>>>>

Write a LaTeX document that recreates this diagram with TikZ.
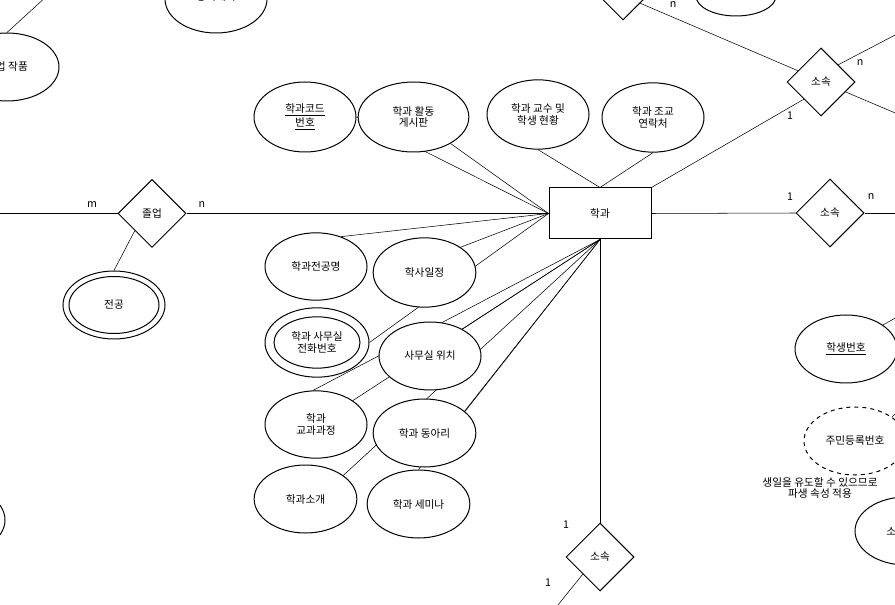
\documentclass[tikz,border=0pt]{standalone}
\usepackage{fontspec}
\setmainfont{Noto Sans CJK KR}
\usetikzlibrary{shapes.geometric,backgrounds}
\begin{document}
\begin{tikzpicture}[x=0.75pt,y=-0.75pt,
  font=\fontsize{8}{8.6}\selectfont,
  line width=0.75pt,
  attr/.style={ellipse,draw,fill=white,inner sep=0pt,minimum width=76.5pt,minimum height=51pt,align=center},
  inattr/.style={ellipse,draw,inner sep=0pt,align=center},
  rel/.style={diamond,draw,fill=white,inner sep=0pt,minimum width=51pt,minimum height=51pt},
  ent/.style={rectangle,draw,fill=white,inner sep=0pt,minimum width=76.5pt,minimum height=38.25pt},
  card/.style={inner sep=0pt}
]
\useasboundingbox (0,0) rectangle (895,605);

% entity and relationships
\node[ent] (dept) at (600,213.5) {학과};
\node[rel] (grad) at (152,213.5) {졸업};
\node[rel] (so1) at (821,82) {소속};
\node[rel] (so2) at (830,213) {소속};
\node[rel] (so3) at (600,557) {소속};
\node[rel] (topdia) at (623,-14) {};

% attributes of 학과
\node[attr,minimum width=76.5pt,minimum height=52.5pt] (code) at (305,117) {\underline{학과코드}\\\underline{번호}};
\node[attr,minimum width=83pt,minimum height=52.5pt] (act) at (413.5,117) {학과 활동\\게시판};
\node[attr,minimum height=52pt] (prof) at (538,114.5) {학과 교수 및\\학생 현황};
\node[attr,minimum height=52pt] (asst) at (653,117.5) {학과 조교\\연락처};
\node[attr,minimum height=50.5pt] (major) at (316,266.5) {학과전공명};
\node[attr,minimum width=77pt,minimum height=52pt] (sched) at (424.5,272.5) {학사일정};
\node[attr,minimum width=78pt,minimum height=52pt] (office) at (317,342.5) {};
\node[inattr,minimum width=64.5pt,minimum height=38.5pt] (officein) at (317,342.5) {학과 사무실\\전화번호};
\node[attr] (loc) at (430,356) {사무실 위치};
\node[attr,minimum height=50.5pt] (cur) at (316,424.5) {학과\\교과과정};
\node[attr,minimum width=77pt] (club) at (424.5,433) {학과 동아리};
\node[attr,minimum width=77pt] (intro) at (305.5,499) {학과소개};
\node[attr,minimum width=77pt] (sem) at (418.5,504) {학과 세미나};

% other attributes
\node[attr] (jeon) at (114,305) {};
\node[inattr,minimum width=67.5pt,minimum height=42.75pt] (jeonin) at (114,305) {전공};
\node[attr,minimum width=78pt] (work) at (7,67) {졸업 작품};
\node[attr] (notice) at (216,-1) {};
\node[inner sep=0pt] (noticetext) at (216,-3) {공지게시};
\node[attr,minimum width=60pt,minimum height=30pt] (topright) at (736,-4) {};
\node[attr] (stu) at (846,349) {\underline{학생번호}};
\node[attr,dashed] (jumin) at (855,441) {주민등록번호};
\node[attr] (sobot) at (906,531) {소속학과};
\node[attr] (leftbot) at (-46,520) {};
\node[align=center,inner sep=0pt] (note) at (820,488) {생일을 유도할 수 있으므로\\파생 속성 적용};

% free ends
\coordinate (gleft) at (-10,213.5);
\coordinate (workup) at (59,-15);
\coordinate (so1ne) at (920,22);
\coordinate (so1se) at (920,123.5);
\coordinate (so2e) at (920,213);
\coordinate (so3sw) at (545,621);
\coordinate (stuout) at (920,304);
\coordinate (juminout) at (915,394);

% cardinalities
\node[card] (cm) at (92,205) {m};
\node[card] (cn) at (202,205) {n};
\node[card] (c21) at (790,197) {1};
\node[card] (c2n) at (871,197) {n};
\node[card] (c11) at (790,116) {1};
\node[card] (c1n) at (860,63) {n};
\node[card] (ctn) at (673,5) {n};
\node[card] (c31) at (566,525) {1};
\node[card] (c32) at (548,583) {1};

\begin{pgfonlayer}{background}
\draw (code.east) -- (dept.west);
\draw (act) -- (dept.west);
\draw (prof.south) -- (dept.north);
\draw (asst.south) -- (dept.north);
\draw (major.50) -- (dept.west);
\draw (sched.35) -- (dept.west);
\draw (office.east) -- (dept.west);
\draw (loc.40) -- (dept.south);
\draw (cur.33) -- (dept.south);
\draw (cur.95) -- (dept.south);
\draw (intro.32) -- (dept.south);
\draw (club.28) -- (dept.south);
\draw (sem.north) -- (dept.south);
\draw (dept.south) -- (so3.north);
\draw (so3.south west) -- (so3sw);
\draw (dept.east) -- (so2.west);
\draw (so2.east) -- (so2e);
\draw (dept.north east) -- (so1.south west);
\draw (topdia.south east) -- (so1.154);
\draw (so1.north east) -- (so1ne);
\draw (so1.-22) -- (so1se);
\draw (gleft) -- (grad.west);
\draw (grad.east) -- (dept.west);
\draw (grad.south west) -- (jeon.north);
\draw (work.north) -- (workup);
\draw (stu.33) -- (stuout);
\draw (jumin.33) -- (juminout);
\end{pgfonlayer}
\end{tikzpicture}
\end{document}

<<<<

● **Directions for this task**: Output each line exactly; omit every picture.

● **Result**:
Write a LaTeX document that recreates this diagram with TikZ.
\documentclass[tikz,border=0pt]{standalone}
\usepackage{fontspec}
\setmainfont{Noto Sans CJK KR}
\usetikzlibrary{shapes.geometric,backgrounds}
\begin{document}
\begin{tikzpicture}[x=0.75pt,y=-0.75pt,
  font=\fontsize{8}{8.6}\selectfont,
  line width=0.75pt,
  attr/.style={ellipse,draw,fill=white,inner sep=0pt,minimum width=76.5pt,minimum height=51pt,align=center},
  inattr/.style={ellipse,draw,inner sep=0pt,align=center},
  rel/.style={diamond,draw,fill=white,inner sep=0pt,minimum width=51pt,minimum height=51pt},
  ent/.style={rectangle,draw,fill=white,inner sep=0pt,minimum width=76.5pt,minimum height=38.25pt},
  card/.style={inner sep=0pt}
]
\useasboundingbox (0,0) rectangle (895,605);

% entity and relationships
\node[ent] (dept) at (600,213.5) {학과};
\node[rel] (grad) at (152,213.5) {졸업};
\node[rel] (so1) at (821,82) {소속};
\node[rel] (so2) at (830,213) {소속};
\node[rel] (so3) at (600,557) {소속};
\node[rel] (topdia) at (623,-14) {};

% attributes of 학과
\node[attr,minimum width=76.5pt,minimum height=52.5pt] (code) at (305,117) {\underline{학과코드}\\\underline{번호}};
\node[attr,minimum width=83pt,minimum height=52.5pt] (act) at (413.5,117) {학과 활동\\게시판};
\node[attr,minimum height=52pt] (prof) at (538,114.5) {학과 교수 및\\학생 현황};
\node[attr,minimum height=52pt] (asst) at (653,117.5) {학과 조교\\연락처};
\node[attr,minimum height=50.5pt] (major) at (316,266.5) {학과전공명};
\node[attr,minimum width=77pt,minimum height=52pt] (sched) at (424.5,272.5) {학사일정};
\node[attr,minimum width=78pt,minimum height=52pt] (office) at (317,342.5) {};
\node[inattr,minimum width=64.5pt,minimum height=38.5pt] (officein) at (317,342.5) {학과 사무실\\전화번호};
\node[attr] (loc) at (430,356) {사무실 위치};
\node[attr,minimum height=50.5pt] (cur) at (316,424.5) {학과\\교과과정};
\node[attr,minimum width=77pt] (club) at (424.5,433) {학과 동아리};
\node[attr,minimum width=77pt] (intro) at (305.5,499) {학과소개};
\node[attr,minimum width=77pt] (sem) at (418.5,504) {학과 세미나};

% other attributes
\node[attr] (jeon) at (114,305) {};
\node[inattr,minimum width=67.5pt,minimum height=42.75pt] (jeonin) at (114,305) {전공};
\node[attr,minimum width=78pt] (work) at (7,67) {졸업 작품};
\node[attr] (notice) at (216,-1) {};
\node[inner sep=0pt] (noticetext) at (216,-3) {공지게시};
\node[attr,minimum width=60pt,minimum height=30pt] (topright) at (736,-4) {};
\node[attr] (stu) at (846,349) {\underline{학생번호}};
\node[attr,dashed] (jumin) at (855,441) {주민등록번호};
\node[attr] (sobot) at (906,531) {소속학과};
\node[attr] (leftbot) at (-46,520) {};
\node[align=center,inner sep=0pt] (note) at (820,488) {생일을 유도할 수 있으므로\\파생 속성 적용};

% free ends
\coordinate (gleft) at (-10,213.5);
\coordinate (workup) at (59,-15);
\coordinate (so1ne) at (920,22);
\coordinate (so1se) at (920,123.5);
\coordinate (so2e) at (920,213);
\coordinate (so3sw) at (545,621);
\coordinate (stuout) at (920,304);
\coordinate (juminout) at (915,394);

% cardinalities
\node[card] (cm) at (92,205) {m};
\node[card] (cn) at (202,205) {n};
\node[card] (c21) at (790,197) {1};
\node[card] (c2n) at (871,197) {n};
\node[card] (c11) at (790,116) {1};
\node[card] (c1n) at (860,63) {n};
\node[card] (ctn) at (673,5) {n};
\node[card] (c31) at (566,525) {1};
\node[card] (c32) at (548,583) {1};

\begin{pgfonlayer}{background}
\draw (code.east) -- (dept.west);
\draw (act) -- (dept.west);
\draw (prof.south) -- (dept.north);
\draw (asst.south) -- (dept.north);
\draw (major.50) -- (dept.west);
\draw (sched.35) -- (dept.west);
\draw (office.east) -- (dept.west);
\draw (loc.40) -- (dept.south);
\draw (cur.33) -- (dept.south);
\draw (cur.95) -- (dept.south);
\draw (intro.32) -- (dept.south);
\draw (club.28) -- (dept.south);
\draw (sem.north) -- (dept.south);
\draw (dept.south) -- (so3.north);
\draw (so3.south west) -- (so3sw);
\draw (dept.east) -- (so2.west);
\draw (so2.east) -- (so2e);
\draw (dept.north east) -- (so1.south west);
\draw (topdia.south east) -- (so1.154);
\draw (so1.north east) -- (so1ne);
\draw (so1.-22) -- (so1se);
\draw (gleft) -- (grad.west);
\draw (grad.east) -- (dept.west);
\draw (grad.south west) -- (jeon.north);
\draw (work.north) -- (workup);
\draw (stu.33) -- (stuout);
\draw (jumin.33) -- (juminout);
\end{pgfonlayer}
\end{tikzpicture}
\end{document}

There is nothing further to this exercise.